Ohio State's hopes of capitalizing on momentum from Tyvis Powell's very impressive interception went by the wayside when reserve end Carl Nassib made a really nice play on the inverted veer. He squeezed the gap tightly enough to give Barrett a "give" read but was athletic enough to get a piece of Elliott after Barrett handed off to him. Could have been a big play otherwise because they were arc blocking and had it covered down field.
I'd say Ohio State's coaching staff knew they were going to have to stop a variety of screens, because the Buckeyes were mostly fantastic against them almost all night. And it wasn't a matter of just outrunning mistakes. Guys stayed home and player their responsibilities and beat blocks and made good tackles.
I wondered if moving the pocket more would serve Penn State, but Hackenberg doesn't throw well on the run.
Welcome to college football, Eli Apple. I agree with those who feel the redshirt freshman has a promising future, and his night was a reminder how hard playing cornerback is these days. He had a handful of very nice plays but was also victimized in single coverage a couple of times. That's going to happen, especially against the receivers PSU has. Overall there was more good than bad. He certainly looks the part athletically.
Wasn't that period where they were running wildcat nonstop weird? I'm assuming it was in part because of Barrett having a gimpy knee, but it is a reminder this offense kind of falls apart without the quarterback being able to run the ball. For better or for worse. I guess this is why in the earlier days of the spread I was always an advocate of a more diverse system, although as poorly as Ohio State tried to go back and forth between power and spread schemes under Jim Tressel, we know that's sometimes easier said than done.
The first play of the drive that started nearly midfield with about five minutes left was an example of when they probably should have gotten out of a first-down running play because Penn State responded to Ohio State's 12 personnel (two tight ends) with nine in the box. C.J. Olaniyan was the option man and made a nice play, but there was not much room to operate either way. On the next play, they again faced a stacked box and stayed with the power read against a bear-type front when trying to get outside would have been a better option. That set them up for something that was not a good situation all night: Third and long. Penn State got its best defensive player (Zettel) isolated on Price, and he put a serious spin move on him, but Barrett almost made it work anyway with a great spin move and run.

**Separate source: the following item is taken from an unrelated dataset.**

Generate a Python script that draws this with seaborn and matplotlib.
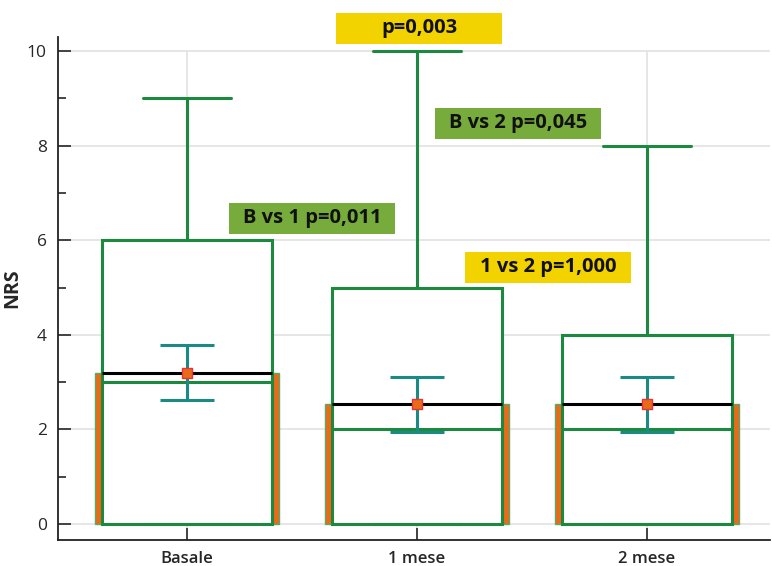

Ohio State tackled pretty well all night, but Bell and Apple missed tackles at an inopportune time on the final drive to let Penn State convert a fairly long third down with a screen pass.
Bosa is clearly a great player, but he got some help from his linebackers on more than one occasion. An example came on the final drive when they blitzed Curtis Grant and he occupied both the center and the guard, leaving Bosa isolated on the right tackle (who started at center). That was a mismatch to say the least. Nice scheme. Nice execution. Lee pulled a similar trick earlier in the game and again at the end.
I wouldn't blame Penn State fans if they have some concern about Hackenberg (Of course they probably don't). I realize he's had a lot of pressure all season, but I don't think he's responded to it as well as he could. He makes a lot of bad decisions, including two on the final drive of regulation that should have ended the game. Certainly the talent is there. This also makes me wonder about the grooming he is getting this year versus last year, when he had a bona fide QB guru as head coach. I don't think this offense is as quarterback-friendly or sophisticated.